Users don’t own or control their own data, so it can be used against them. Take, for instance, Richard’s lawyer Pete Monahan, who had his probation revoked when the state retrieved his library records. Which was… probably a good idea. But for this metaphor’s purposes: bad that they can access that information!

On the web, our data profile is far more detailed, the laws around privacy even looser, and more freedoms are at stake. For example, what if Hooli sold your search data to an insurance company who then denied you coverage because you’ve HooliSearch-ed “kindest Palo Alto based Cardiologist” a few too many times?

The Solution

Replace library cards with anonymous identification cards which are impossible to connect to your real world identity. Instead of using a library card (linked to your name, address, etc.) to check out books, you would swipe a nondescript card (containing no personal details). Your activity would be tracked to keep the system stable, but your identity would not be siphoned and sold. I, for example, would no longer check out books as "Donald Dunn," but rather the nom de guerre "h3w0vbk37vpm."

That’s what our new internet will allow you to do too: use its apps and services without compromising your privacy.

Takeaways

Trading your identity and data for online services = RISKY!

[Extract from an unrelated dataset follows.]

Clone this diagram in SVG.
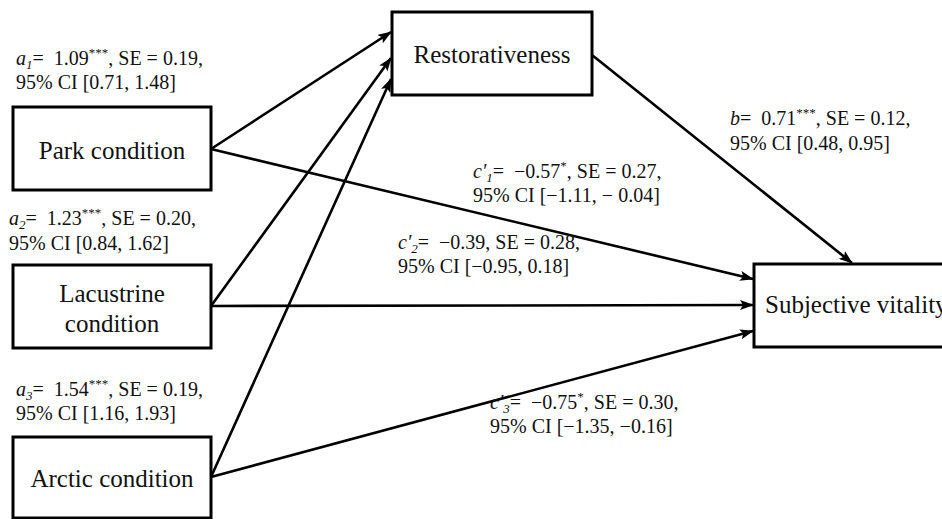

Using services anonymously so nobody can target you = SAFE!

Problem 3:

Censorship and Manipulation

Because a town’s library is run by a small group of administrators, they could theoretically decide what books are available to its people. They could even decide to ban Birds of America, depriving young birders of Audubon’s elegant illustrations, pored over page by page under a government-issued blanket after lights out, giving you hope that even a slender-framed, shivering boy could grow to be as majestic as a Hooded Merganser.

The Problem

On the internet, multinational corporations can screen content, or even “adapt” their services to fit the local government’s requests. In both libraries and on the Web, we’re susceptible to data being censored or manipulated by intermediaries.

The Solution

A peer-to-peer lending system backed up by a fully public ledger, allowing you to send and receive books freely to anybody in the world without worrying about censorship or interference. Want to add Catcher in the Rye, Fahrenheit 451, or your controversial essay on Audubon’s coloring techniques? No problem, even if the town surrounded you with pitchforks to ban them, these vital texts would be available to share neighbor to neighbor, impossible to delete.

That’s what our new internet will allow you to do too: exchange messages and files directly with their intended receiver, disperse ideas and information free from threats of censorship.

Takeaways

Pushing all transactions through a central authority = OPPRESSIVE!

Establishing a peer to peer exchange system based on an immutable public ledger = FREE!